Which metrics matter most?
Followers
Follower count measures reach: how many accounts could potentially see a new video appear in their Following feed. It's the top-of-funnel metric and the one most brands look at first. However, follower count alone doesn't tell you how active or engaged that audience is. Two accounts with identical follower counts can have dramatically different levels of real influence, which is why comparing total likes alongside followers gives a fuller picture.
Total likes
Total likes measures cumulative audience response across the entire lifetime of an account. A creator with fewer followers but disproportionately high total likes is signalling that their content consistently earns reactions, a positive indicator for brands considering a partnership. When comparing two accounts, a large gap in total likes that isn't reflected in the follower gap often means one creator's content is significantly more engaging per video.
Videos as context
A creator with twice the followers but ten times the videos may have simply been posting for longer. Video count provides the context needed to interpret follower and like counts honestly.
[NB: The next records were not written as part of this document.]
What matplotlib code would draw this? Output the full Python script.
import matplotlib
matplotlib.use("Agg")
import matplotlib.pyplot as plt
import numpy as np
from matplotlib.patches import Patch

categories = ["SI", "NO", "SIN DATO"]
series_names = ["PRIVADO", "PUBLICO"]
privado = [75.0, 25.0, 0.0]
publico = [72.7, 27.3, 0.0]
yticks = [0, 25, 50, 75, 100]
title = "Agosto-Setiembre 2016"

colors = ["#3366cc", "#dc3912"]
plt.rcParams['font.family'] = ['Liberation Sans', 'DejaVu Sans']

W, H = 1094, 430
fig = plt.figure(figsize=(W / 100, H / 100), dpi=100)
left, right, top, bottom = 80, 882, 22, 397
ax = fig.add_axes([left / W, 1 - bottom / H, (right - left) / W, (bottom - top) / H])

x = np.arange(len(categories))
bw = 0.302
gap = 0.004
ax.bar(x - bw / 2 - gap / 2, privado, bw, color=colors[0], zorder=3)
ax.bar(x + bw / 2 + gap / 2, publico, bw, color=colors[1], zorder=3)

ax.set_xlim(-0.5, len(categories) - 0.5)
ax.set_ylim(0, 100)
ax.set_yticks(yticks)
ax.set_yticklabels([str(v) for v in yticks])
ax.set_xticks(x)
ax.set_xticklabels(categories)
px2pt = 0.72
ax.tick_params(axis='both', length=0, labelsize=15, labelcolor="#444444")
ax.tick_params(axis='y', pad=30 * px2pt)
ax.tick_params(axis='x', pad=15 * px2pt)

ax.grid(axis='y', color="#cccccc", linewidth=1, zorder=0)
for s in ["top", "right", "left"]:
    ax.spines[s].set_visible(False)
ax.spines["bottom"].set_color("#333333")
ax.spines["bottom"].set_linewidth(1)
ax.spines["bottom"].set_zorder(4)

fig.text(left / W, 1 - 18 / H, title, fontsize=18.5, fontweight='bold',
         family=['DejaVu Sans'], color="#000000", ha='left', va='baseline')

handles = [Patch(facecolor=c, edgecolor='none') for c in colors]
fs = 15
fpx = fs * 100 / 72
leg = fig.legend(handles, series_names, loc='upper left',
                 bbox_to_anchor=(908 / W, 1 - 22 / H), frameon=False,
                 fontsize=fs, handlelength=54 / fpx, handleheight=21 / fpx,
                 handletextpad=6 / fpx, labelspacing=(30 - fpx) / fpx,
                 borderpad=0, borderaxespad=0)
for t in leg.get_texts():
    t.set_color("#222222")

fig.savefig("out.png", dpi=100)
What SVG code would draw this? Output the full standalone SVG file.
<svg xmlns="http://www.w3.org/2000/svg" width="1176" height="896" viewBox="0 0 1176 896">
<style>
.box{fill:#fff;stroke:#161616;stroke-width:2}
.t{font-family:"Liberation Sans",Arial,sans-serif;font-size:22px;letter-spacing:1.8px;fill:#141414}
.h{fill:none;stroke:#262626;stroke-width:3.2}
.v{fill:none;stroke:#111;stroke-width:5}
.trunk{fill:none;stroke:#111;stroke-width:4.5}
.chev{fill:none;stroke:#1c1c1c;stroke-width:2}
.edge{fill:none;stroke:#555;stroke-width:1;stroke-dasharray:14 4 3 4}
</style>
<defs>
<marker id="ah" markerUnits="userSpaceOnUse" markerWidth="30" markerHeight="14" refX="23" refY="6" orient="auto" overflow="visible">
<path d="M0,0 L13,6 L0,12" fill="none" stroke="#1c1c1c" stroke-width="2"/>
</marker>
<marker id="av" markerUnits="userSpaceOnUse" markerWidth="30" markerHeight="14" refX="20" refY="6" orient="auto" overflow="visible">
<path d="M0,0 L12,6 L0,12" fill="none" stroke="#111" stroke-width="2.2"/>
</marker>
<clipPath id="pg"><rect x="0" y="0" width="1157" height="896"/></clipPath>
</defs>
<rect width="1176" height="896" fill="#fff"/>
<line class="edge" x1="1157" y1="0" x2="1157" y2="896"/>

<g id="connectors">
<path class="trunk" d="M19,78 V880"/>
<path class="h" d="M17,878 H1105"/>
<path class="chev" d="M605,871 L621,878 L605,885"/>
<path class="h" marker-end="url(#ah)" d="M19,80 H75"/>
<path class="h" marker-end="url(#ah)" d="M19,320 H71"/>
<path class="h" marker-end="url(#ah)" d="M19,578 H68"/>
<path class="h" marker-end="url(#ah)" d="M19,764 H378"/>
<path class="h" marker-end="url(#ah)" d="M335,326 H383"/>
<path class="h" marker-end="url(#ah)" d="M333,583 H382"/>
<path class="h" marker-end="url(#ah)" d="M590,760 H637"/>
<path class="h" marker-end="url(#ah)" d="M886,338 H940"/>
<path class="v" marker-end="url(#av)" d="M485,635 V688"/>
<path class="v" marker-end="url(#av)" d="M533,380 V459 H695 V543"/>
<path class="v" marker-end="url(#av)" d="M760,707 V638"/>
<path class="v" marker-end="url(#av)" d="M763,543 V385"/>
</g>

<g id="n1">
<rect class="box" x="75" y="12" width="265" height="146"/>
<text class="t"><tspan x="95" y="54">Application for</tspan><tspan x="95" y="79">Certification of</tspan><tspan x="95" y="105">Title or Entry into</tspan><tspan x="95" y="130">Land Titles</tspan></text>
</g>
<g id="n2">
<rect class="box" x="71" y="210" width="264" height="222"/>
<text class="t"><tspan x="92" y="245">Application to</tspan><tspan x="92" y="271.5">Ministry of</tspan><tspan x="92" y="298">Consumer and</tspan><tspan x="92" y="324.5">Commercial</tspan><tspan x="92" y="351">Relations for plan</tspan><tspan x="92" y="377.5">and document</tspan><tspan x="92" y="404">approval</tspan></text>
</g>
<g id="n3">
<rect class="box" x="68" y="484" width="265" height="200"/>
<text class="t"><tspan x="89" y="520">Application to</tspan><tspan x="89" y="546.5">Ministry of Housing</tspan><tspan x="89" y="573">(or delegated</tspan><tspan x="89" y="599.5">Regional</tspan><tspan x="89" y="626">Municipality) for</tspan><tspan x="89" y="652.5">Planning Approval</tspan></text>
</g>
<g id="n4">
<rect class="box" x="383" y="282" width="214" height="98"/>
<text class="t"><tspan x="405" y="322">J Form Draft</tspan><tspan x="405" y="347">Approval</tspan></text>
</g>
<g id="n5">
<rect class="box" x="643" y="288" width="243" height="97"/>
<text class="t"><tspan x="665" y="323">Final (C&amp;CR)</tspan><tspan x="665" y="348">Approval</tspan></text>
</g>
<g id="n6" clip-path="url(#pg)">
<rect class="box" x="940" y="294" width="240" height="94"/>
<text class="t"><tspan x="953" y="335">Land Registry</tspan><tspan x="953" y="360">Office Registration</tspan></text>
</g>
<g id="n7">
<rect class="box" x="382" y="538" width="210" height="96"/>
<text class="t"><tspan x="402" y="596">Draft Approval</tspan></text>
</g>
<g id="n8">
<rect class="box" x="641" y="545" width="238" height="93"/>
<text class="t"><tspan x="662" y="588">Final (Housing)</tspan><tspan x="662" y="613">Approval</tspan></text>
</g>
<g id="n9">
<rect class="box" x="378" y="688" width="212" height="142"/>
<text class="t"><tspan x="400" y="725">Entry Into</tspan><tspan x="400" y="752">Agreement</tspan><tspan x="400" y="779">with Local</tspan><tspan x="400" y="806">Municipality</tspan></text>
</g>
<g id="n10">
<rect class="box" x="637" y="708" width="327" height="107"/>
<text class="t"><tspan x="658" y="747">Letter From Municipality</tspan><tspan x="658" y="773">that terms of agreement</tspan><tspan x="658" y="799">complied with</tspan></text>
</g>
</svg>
An account that reached 1 million followers with 30 videos did something very different from one that reached the same milestone with 3,000. When two accounts are close in followers, their video counts can tell you a lot about the efficiency of each creator's growth strategy.
Following
Following count is less dramatic than the others but still worth noting. A very low following count relative to followers is standard for large creators who receive far more outreach than they can reciprocate. A high following count can indicate a creator who grew through community participation, or one who used follow-for-follow tactics early on. Comparing two accounts' following counts rarely changes a decision, but it adds texture to understanding each creator's approach to their audience.